▽

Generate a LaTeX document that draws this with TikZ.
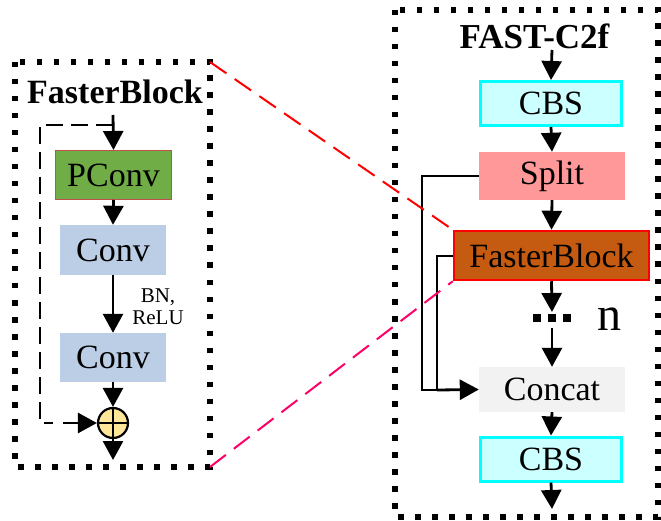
\documentclass[tikz,border=0pt]{standalone}
\usepackage{fontspec}
\setmainfont{Liberation Serif}
\usetikzlibrary{arrows.meta}
\definecolor{pgreen}{RGB}{112,173,71}
\definecolor{pborder}{RGB}{192,80,77}
\definecolor{cblue}{RGB}{188,206,230}
\definecolor{plusfill}{RGB}{255,230,153}
\definecolor{cbsfill}{RGB}{204,255,255}
\definecolor{cbsline}{RGB}{0,255,255}
\definecolor{splitfill}{RGB}{255,153,153}
\definecolor{fbfill}{RGB}{197,90,17}
\definecolor{catfill}{RGB}{242,242,242}
\definecolor{pinkline}{RGB}{255,0,102}
\begin{document}
\begin{tikzpicture}[x=1pt,y=-1pt,
  blk/.style={inner sep=0pt, font=\fontsize{34}{34}\selectfont},
  arr/.style={line width=2.8pt,-{Triangle[width=20pt,length=19pt]}},
  ln/.style={line width=2.8pt},
  dotbox/.style={line width=5.5pt, dash pattern=on 5.5pt off 11.5pt},
  cbsbox/.style={blk, fill=cbsfill, draw=cbsline, line width=3pt, minimum width=141pt, minimum height=44pt},
  zoomline/.style={line width=2pt, dash pattern=on 20pt off 10pt}
]
\useasboundingbox (0,0) rectangle (661,521);
% boxes
\draw[dotbox] (15,62) rectangle (210,467);
\draw[dotbox] (395,10) rectangle (658,517);
% left FasterBlock
\node[font=\bfseries\fontsize{34}{34}\selectfont] (lt) at (115,92) {FasterBlock};
\node[blk, fill=pgreen, draw=pborder, line width=1pt, minimum width=116pt, minimum height=49pt] (pconv) at (113.5,175) {PConv};
\node[blk, fill=cblue, minimum width=106pt, minimum height=50pt] (conv1) at (113,250) {Conv};
\node[blk, fill=cblue, minimum width=106pt, minimum height=49pt] (conv2) at (113,357.5) {Conv};
\node[circle, fill=plusfill, draw=black, line width=2.2pt, minimum size=30pt, inner sep=0pt] (plus) at (113,423) {};
\draw[line width=2.2pt] (plus.north) -- (plus.south) (plus.west) -- (plus.east);
\node[align=center, font=\fontsize{21}{22}\selectfont, inner sep=0pt] (bn) at (158,307) {BN,\\ReLU};
\coordinate (ltop) at (113,115);
\coordinate (lcorner) at (113,125);
\coordinate (lout) at (113,460);
\coordinate (dl1) at (40,125);
\coordinate (dl2) at (40,423);
\coordinate (dl3) at (53,423);
\coordinate (dl4) at (63,423);
\draw[arr] (ltop) -- (pconv.north);
\draw[arr] (pconv.south) -- (conv1.north);
\draw[arr] (conv1.south) -- (conv2.north);
\draw[arr] (conv2.south) -- (plus.north);
\draw[arr] (plus.south) -- (lout);
\draw[line width=2.2pt, dash pattern=on 17pt off 8pt] (lcorner) -- (dl1) -- (dl2) -- (dl3);
\draw[arr] (dl4) -- (plus.west);
% right FAST-C2f
\node[font=\bfseries\fontsize{35}{35}\selectfont] (rt) at (534.5,36) {FAST-C2f};
\node[cbsbox] (cbs1) at (551,103.5) {CBS};
\node[blk, fill=splitfill, minimum width=146pt, minimum height=48pt] (split) at (552,176) {Split};
\node[blk, fill=fbfill, draw=red, line width=2.5pt, minimum width=195pt, minimum height=49pt] (fb) at (551.5,255.5) {FasterBlock};
\node[blk, fill=catfill, minimum width=146pt, minimum height=45pt] (concat) at (552,389.5) {Concat};
\node[cbsbox] (cbs2) at (551,459) {CBS};
\node[inner sep=0pt, font=\fontsize{48}{48}\selectfont] (n) at (609,319) {n};
\foreach \xx in {537,552,567} \fill (\xx-4,314) rectangle (\xx+4,322);
\coordinate (rtop) at (552,50);
\coordinate (d1) at (552,312);
\coordinate (d2) at (552,328);
\coordinate (rout) at (552,509);
\draw[arr] (rtop) -- (cbs1.north);
\draw[arr] (cbs1.south) -- (split.north);
\draw[arr] (split.south) -- (fb.north);
\draw[arr] (fb.south) -- (d1);
\draw[arr] (d2) -- (concat.north);
\draw[arr] (concat.south) -- (cbs2.north);
\draw[arr] (cbs2.south) -- (rout);
\coordinate (s1) at (422,176);
\coordinate (s2) at (422,390);
\coordinate (f0) at (453,256);
\coordinate (f1) at (437,256);
\coordinate (f2) at (437,390);
\draw[ln] (split.west) -- (s1) -- (s2) -- (f2);
\draw[arr] (f2) -- (concat.west);
\draw[ln] (f0) -- (f1) -- (f2);
% zoom lines
\coordinate (zl1) at (210,62);
\coordinate (zl2) at (210,467);
\draw[zoomline, red] (zl1) -- (fb.north west);
\draw[zoomline, pinkline] (zl2) -- (fb.south west);
\end{tikzpicture}
\end{document}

△

Stated problem: Repeat the data exactly in full, omitting its pictures.

Complete answer:
Generate a LaTeX document that draws this with TikZ.
\documentclass[tikz,border=0pt]{standalone}
\usepackage{fontspec}
\setmainfont{Liberation Serif}
\usetikzlibrary{arrows.meta}
\definecolor{pgreen}{RGB}{112,173,71}
\definecolor{pborder}{RGB}{192,80,77}
\definecolor{cblue}{RGB}{188,206,230}
\definecolor{plusfill}{RGB}{255,230,153}
\definecolor{cbsfill}{RGB}{204,255,255}
\definecolor{cbsline}{RGB}{0,255,255}
\definecolor{splitfill}{RGB}{255,153,153}
\definecolor{fbfill}{RGB}{197,90,17}
\definecolor{catfill}{RGB}{242,242,242}
\definecolor{pinkline}{RGB}{255,0,102}
\begin{document}
\begin{tikzpicture}[x=1pt,y=-1pt,
  blk/.style={inner sep=0pt, font=\fontsize{34}{34}\selectfont},
  arr/.style={line width=2.8pt,-{Triangle[width=20pt,length=19pt]}},
  ln/.style={line width=2.8pt},
  dotbox/.style={line width=5.5pt, dash pattern=on 5.5pt off 11.5pt},
  cbsbox/.style={blk, fill=cbsfill, draw=cbsline, line width=3pt, minimum width=141pt, minimum height=44pt},
  zoomline/.style={line width=2pt, dash pattern=on 20pt off 10pt}
]
\useasboundingbox (0,0) rectangle (661,521);
% boxes
\draw[dotbox] (15,62) rectangle (210,467);
\draw[dotbox] (395,10) rectangle (658,517);
% left FasterBlock
\node[font=\bfseries\fontsize{34}{34}\selectfont] (lt) at (115,92) {FasterBlock};
\node[blk, fill=pgreen, draw=pborder, line width=1pt, minimum width=116pt, minimum height=49pt] (pconv) at (113.5,175) {PConv};
\node[blk, fill=cblue, minimum width=106pt, minimum height=50pt] (conv1) at (113,250) {Conv};
\node[blk, fill=cblue, minimum width=106pt, minimum height=49pt] (conv2) at (113,357.5) {Conv};
\node[circle, fill=plusfill, draw=black, line width=2.2pt, minimum size=30pt, inner sep=0pt] (plus) at (113,423) {};
\draw[line width=2.2pt] (plus.north) -- (plus.south) (plus.west) -- (plus.east);
\node[align=center, font=\fontsize{21}{22}\selectfont, inner sep=0pt] (bn) at (158,307) {BN,\\ReLU};
\coordinate (ltop) at (113,115);
\coordinate (lcorner) at (113,125);
\coordinate (lout) at (113,460);
\coordinate (dl1) at (40,125);
\coordinate (dl2) at (40,423);
\coordinate (dl3) at (53,423);
\coordinate (dl4) at (63,423);
\draw[arr] (ltop) -- (pconv.north);
\draw[arr] (pconv.south) -- (conv1.north);
\draw[arr] (conv1.south) -- (conv2.north);
\draw[arr] (conv2.south) -- (plus.north);
\draw[arr] (plus.south) -- (lout);
\draw[line width=2.2pt, dash pattern=on 17pt off 8pt] (lcorner) -- (dl1) -- (dl2) -- (dl3);
\draw[arr] (dl4) -- (plus.west);
% right FAST-C2f
\node[font=\bfseries\fontsize{35}{35}\selectfont] (rt) at (534.5,36) {FAST-C2f};
\node[cbsbox] (cbs1) at (551,103.5) {CBS};
\node[blk, fill=splitfill, minimum width=146pt, minimum height=48pt] (split) at (552,176) {Split};
\node[blk, fill=fbfill, draw=red, line width=2.5pt, minimum width=195pt, minimum height=49pt] (fb) at (551.5,255.5) {FasterBlock};
\node[blk, fill=catfill, minimum width=146pt, minimum height=45pt] (concat) at (552,389.5) {Concat};
\node[cbsbox] (cbs2) at (551,459) {CBS};
\node[inner sep=0pt, font=\fontsize{48}{48}\selectfont] (n) at (609,319) {n};
\foreach \xx in {537,552,567} \fill (\xx-4,314) rectangle (\xx+4,322);
\coordinate (rtop) at (552,50);
\coordinate (d1) at (552,312);
\coordinate (d2) at (552,328);
\coordinate (rout) at (552,509);
\draw[arr] (rtop) -- (cbs1.north);
\draw[arr] (cbs1.south) -- (split.north);
\draw[arr] (split.south) -- (fb.north);
\draw[arr] (fb.south) -- (d1);
\draw[arr] (d2) -- (concat.north);
\draw[arr] (concat.south) -- (cbs2.north);
\draw[arr] (cbs2.south) -- (rout);
\coordinate (s1) at (422,176);
\coordinate (s2) at (422,390);
\coordinate (f0) at (453,256);
\coordinate (f1) at (437,256);
\coordinate (f2) at (437,390);
\draw[ln] (split.west) -- (s1) -- (s2) -- (f2);
\draw[arr] (f2) -- (concat.west);
\draw[ln] (f0) -- (f1) -- (f2);
% zoom lines
\coordinate (zl1) at (210,62);
\coordinate (zl2) at (210,467);
\draw[zoomline, red] (zl1) -- (fb.north west);
\draw[zoomline, pinkline] (zl2) -- (fb.south west);
\end{tikzpicture}
\end{document}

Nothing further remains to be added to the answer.